Proposed regulations from the Centers for Medicare & Medicaid Services aim to provide short-term stabilization to the individual and small group insurance markets under the Affordable Care Act.

The proposal issued Feb. 15 would make changes to special enrollment periods, open enrollment, guaranteed availability, network adequacy rules, essential community providers, and actuarial value requirements. It also changes the timeline for when insurers would need to get their qualified health plan certification. It represents a first step toward fulfilling President Trump’s Inauguration Day executive order to “minimize the unwarranted economic and regulatory burdens of the [ACA], and prepare to afford the states more flexibility and control to create a more free and open health care market.”

“Americans participating in the individual health insurance markets deserve as many health insurance options as possible,” Patrick Conway, MD , acting administrator of the Centers for Medicare & Medicaid Services, said in a statement. “This proposal will take steps to stabilize the marketplace, provide more flexibility to states and insurers, and give patients access to more coverage options. They will help protect Americans enrolled in the individual and small group health insurance markets while future reforms are being debated.”

However, the proposed rule, if finalized as is, may not have any dramatic effect on the decision by insurers to serve the individual and small group markets.

“A plan that was going to stay is probably going to stay and be a little bit happier about these regs and a plan that was going to decide to leave, like Humana, would have left anyway,” Caroline Pearson, senior vice president at Avalere Health said in an interview. “I don’t know if it is going to materially change plan participation.”

The proposed rule would shorten open enrollment for plans purchased in the ACA marketplace. Currently, plans can be purchased from Nov. 1 to Jan. 31; the proposal would move the deadline up to Dec. 15.

“We anticipate this change could improve the risk pool because it would reduce opportunities for adverse selection by those who learn they will need services in late December and January; and will encourage healthier individuals who might have previously enrolled in partial year coverage after Dec. 15th to instead enroll in coverage for the full year,” according to the proposed rule.

CMS also proposes to tighten special enrollment by requiring preverification of special enrollment period status for all people applicants. Currently, only 50% of those seeking coverage through special enrollment are verified. The agency also is proposing to limit the plan choices available to individuals who are enrolling via a special enrollment period as a way of minimizing adverse selection.

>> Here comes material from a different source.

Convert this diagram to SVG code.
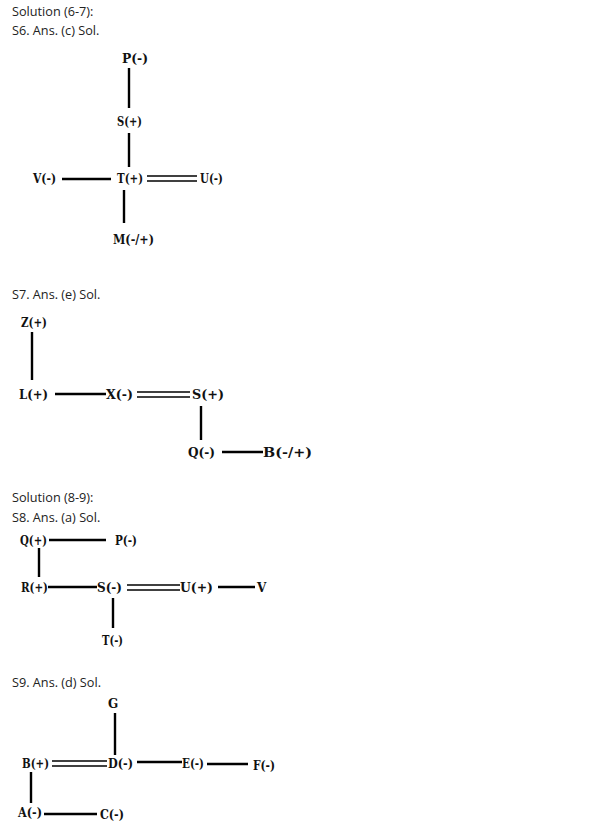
<svg xmlns="http://www.w3.org/2000/svg" width="613" height="832" viewBox="0 0 613 832">
<style>
.h{font-family:"Open Sans","Noto Sans",sans-serif;font-size:12.7px;fill:#222}
.n{font-family:"DejaVu Serif","Liberation Serif",serif;font-weight:bold;font-size:12px;fill:#111}
.l{stroke:#000;stroke-width:2.4;fill:none}
.d{stroke:#000;stroke-width:1.7;fill:none}
</style>
<rect width="613" height="832" fill="#fff"/>
<text class="h" x="12" y="16">Solution (6-7):</text>
<text class="h" x="12" y="35">S6. Ans. (c) Sol.</text>
<text class="h" x="12" y="299">S7. Ans. (e) Sol.</text>
<text class="h" x="12" y="502">Solution (8-9):</text>
<text class="h" x="12" y="522">S8. Ans. (a) Sol.</text>
<text class="h" x="12" y="687">S9. Ans. (d) Sol.</text>

<g id="connectors">
<!-- S6 -->
<line class="l" x1="129" y1="68" x2="129" y2="108"/>
<line class="l" x1="129" y1="133" x2="129" y2="167"/>
<line class="l" x1="62" y1="179" x2="111" y2="179"/>
<line class="d" x1="147" y1="176" x2="197" y2="176"/>
<line class="d" x1="147" y1="181" x2="197" y2="181"/>
<line class="l" x1="124" y1="190" x2="124" y2="223"/>
<!-- S7 -->
<line class="l" x1="32" y1="332" x2="32" y2="380"/>
<line class="l" x1="55" y1="394" x2="106" y2="394"/>
<line class="d" x1="137" y1="392" x2="190" y2="392"/>
<line class="d" x1="137" y1="397" x2="190" y2="397"/>
<line class="l" x1="201" y1="406" x2="201" y2="440"/>
<line class="l" x1="222" y1="452" x2="263" y2="452"/>
<!-- S8 -->
<line class="l" x1="49" y1="540" x2="106" y2="540"/>
<line class="l" x1="39" y1="548" x2="39" y2="577"/>
<line class="l" x1="48" y1="587" x2="97" y2="587"/>
<line class="d" x1="127" y1="585" x2="180" y2="585"/>
<line class="d" x1="127" y1="590" x2="180" y2="590"/>
<line class="l" x1="218" y1="587" x2="255" y2="587"/>
<line class="l" x1="113" y1="598" x2="113" y2="628"/>
<!-- S9 -->
<line class="l" x1="115" y1="713" x2="115" y2="755"/>
<line class="d" x1="52" y1="761" x2="107" y2="761"/>
<line class="d" x1="52" y1="766" x2="107" y2="766"/>
<line class="l" x1="137" y1="762" x2="182" y2="762"/>
<line class="l" x1="207" y1="764" x2="248" y2="764"/>
<line class="l" x1="31" y1="772" x2="31" y2="803"/>
<line class="l" x1="44" y1="814" x2="97" y2="814"/>
</g>

<!-- S6 nodes -->
<g id="s6-P"><text class="n" x="122" y="63" textLength="26" lengthAdjust="spacingAndGlyphs">P(-)</text></g>
<g id="s6-S"><text class="n" x="117" y="126" textLength="25" lengthAdjust="spacingAndGlyphs">S(+)</text></g>
<g id="s6-T"><text class="n" x="117" y="183" textLength="26" lengthAdjust="spacingAndGlyphs">T(+)</text></g>
<g id="s6-V"><text class="n" x="33" y="183" textLength="23" lengthAdjust="spacingAndGlyphs">V(-)</text></g>
<g id="s6-U"><text class="n" x="200" y="183" textLength="23" lengthAdjust="spacingAndGlyphs">U(-)</text></g>
<g id="s6-M"><text class="n" x="113" y="244" textLength="41" lengthAdjust="spacingAndGlyphs">M(-/+)</text></g>

<!-- S7 nodes -->
<g id="s7-Z"><text class="n" x="21" y="327" textLength="26" lengthAdjust="spacingAndGlyphs">Z(+)</text></g>
<g id="s7-L"><text class="n" x="19" y="399" textLength="29" lengthAdjust="spacingAndGlyphs">L(+)</text></g>
<g id="s7-X"><text class="n" x="106" y="399" textLength="27" lengthAdjust="spacingAndGlyphs">X(-)</text></g>
<g id="s7-S"><text class="n" x="192" y="399" textLength="32" lengthAdjust="spacingAndGlyphs">S(+)</text></g>
<g id="s7-Q"><text class="n" x="188" y="457" textLength="27" lengthAdjust="spacingAndGlyphs">Q(-)</text></g>
<g id="s7-B"><text class="n" x="263" y="457" textLength="49" lengthAdjust="spacingAndGlyphs">B(-/+)</text></g>

<!-- S8 nodes -->
<g id="s8-Q"><text class="n" x="20" y="545" textLength="27" lengthAdjust="spacingAndGlyphs">Q(+)</text></g>
<g id="s8-P"><text class="n" x="115" y="545" textLength="22" lengthAdjust="spacingAndGlyphs">P(-)</text></g>
<g id="s8-R"><text class="n" x="21" y="592" textLength="27" lengthAdjust="spacingAndGlyphs">R(+)</text></g>
<g id="s8-S"><text class="n" x="97" y="592" textLength="25" lengthAdjust="spacingAndGlyphs">S(-)</text></g>
<g id="s8-U"><text class="n" x="180" y="592" textLength="33" lengthAdjust="spacingAndGlyphs">U(+)</text></g>
<g id="s8-V"><text class="n" x="257" y="592">V</text></g>
<g id="s8-T"><text class="n" x="102" y="645" textLength="21" lengthAdjust="spacingAndGlyphs">T(-)</text></g>

<!-- S9 nodes -->
<g id="s9-G"><text class="n" x="108" y="708">G</text></g>
<g id="s9-B"><text class="n" x="22" y="768" textLength="27" lengthAdjust="spacingAndGlyphs">B(+)</text></g>
<g id="s9-D"><text class="n" x="108" y="768" textLength="25" lengthAdjust="spacingAndGlyphs">D(-)</text></g>
<g id="s9-E"><text class="n" x="182" y="768" textLength="22" lengthAdjust="spacingAndGlyphs">E(-)</text></g>
<g id="s9-F"><text class="n" x="253" y="770" textLength="22" lengthAdjust="spacingAndGlyphs">F(-)</text></g>
<g id="s9-A"><text class="n" x="18" y="817" textLength="24" lengthAdjust="spacingAndGlyphs">A(-)</text></g>
<g id="s9-C"><text class="n" x="100" y="819" textLength="24" lengthAdjust="spacingAndGlyphs">C(-)</text></g>
</svg>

Another proposal aimed at keeping people covered is one that allows insurers to collect unpaid premiums in the prior coverage year before enrolling a patient in the next year’s plan with the same insurer.

CMS noted in the rule that a recent survey “concluded that approximately 21% of consumers stopped premium payments in 2015. Approximately 87% of those individuals repurchased plans in 2016, while 49% of these consumers purchased the same plan they had previously stopped payment on.”

On the network adequacy front, CMS is shifting the conduct of network adequacy reviews to states, or to an accrediting entity recognized by the Department of Health & Human Services in the case of states that do not have sufficient resources to conduct adequacy reviews. Further, the proposal reduces the minimum percentage of essential community providers (those who serve predominantly low-income and medically underserved populations) in a network to 20% from the 30% instituted in 2015.

CMS said in the proposal that if these rules are finalized, it will issue separate guidance on changes to the timeline for plans to submit their bids for 2018.

Avalere’s Ms. Pearson said that she sees these proposed changes merely as a stopgap measure.

“This reg is intended to stand up the exchange markets and keep them functional while the ACA replacement plan is approved and implemented,” she said. “This is meant to prevent there from being a total loss of coverage before the ACA replacement can be put into effect.”

She added that while insurers will welcome the changes, consumers and patient advocates could push back on the proposal, particularly the actuarial flexibility that could result in smaller networks and shrinking benefits.

Indeed, America’s Health Insurance Plans offered its support of the regulation. “We commend the Administration for proposing these regulatory actions as Congress considers other critical actions necessary to help stabilize and improve the individual market for 2018,” AHIP President and CEO Marilyn Tavenner said in a statement.

The proposed changes were released online Feb. 15 and are scheduled for publication in the Federal Register on Feb. 17. Comments on the proposed changes are due to CMS by March 7.